In the latest development in the Twitter-Musk discordance, the social media platform has adopted a “poison pill” preventing it from undergoing a hostile takeover after Musk offered to buy the company for $43 billion.
The limited duration shareholder rights plan was adopted unanimously by Twitter’s Board of Directors. Under the plan, if a person or group acquires 15% or more of the company’s stocks without the approval of the board, other shareholders can purchase additional shares at a discount.
The Rights Plan will expire after a year’s duration.
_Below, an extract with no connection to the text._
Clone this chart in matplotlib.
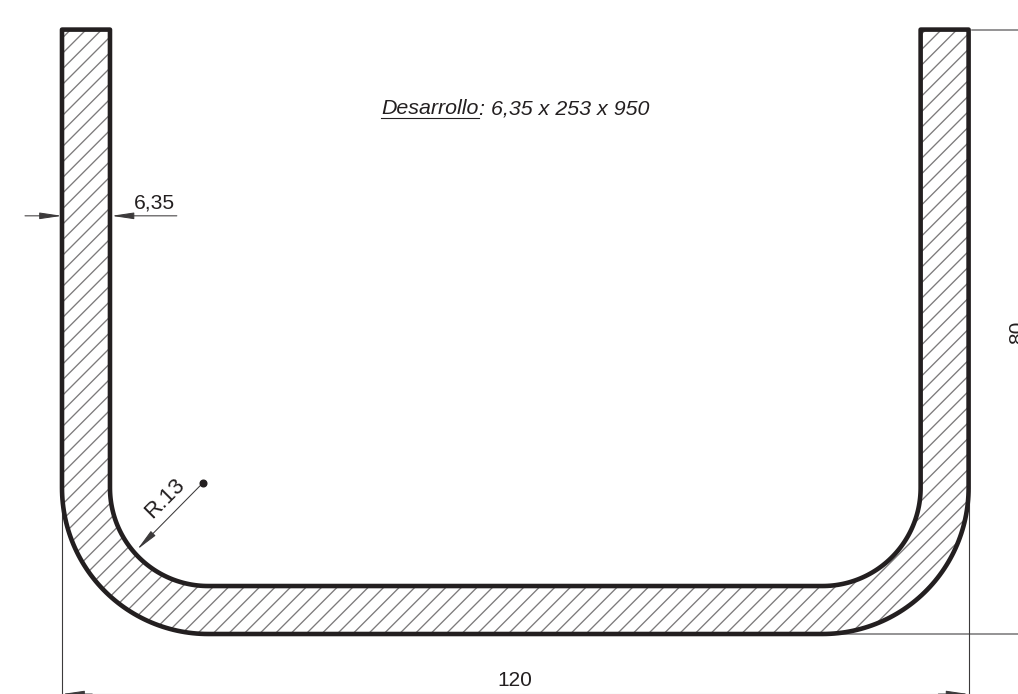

In a press release, Twitter said:
The Rights Plan will reduce the likelihood that any entity, person or group gains control of Twitter through open market accumulation without paying all shareholders an appropriate control premium or without providing the Board sufficient time to make informed judgments and take actions that are in the best interests of shareholders.
On Wednesday, in a letter to the Board, Musk filed a bid with the Securities and Exchange Commission (SEC) to buy the company.
At his talk at TED2022, Musk opened up to the possibility of a hostile bid, allowing him to bypass the board and discuss the offer directly with Twitter’s shareholders. Musk later said, “It would be utterly indefensible not to put this offer to a shareholder vote.”
Analyst Dan Ives claims that the poison pill is a “predictable defensive measure … [it will] not be viewed positively by shareholders given the potential dilution and acquisition unfriendly move.”
The Board has [their] back against the wall and Musk and shareholders will likely challenge the merits of the poison pill in the courts. We believe Musk and his team expected this poker move which will be perceived as a sign of weakness not strength by the Street.
Musk had also claimed to have thought out a ‘Plan B’ if the offer was rejected but gave no further details as to what it may be.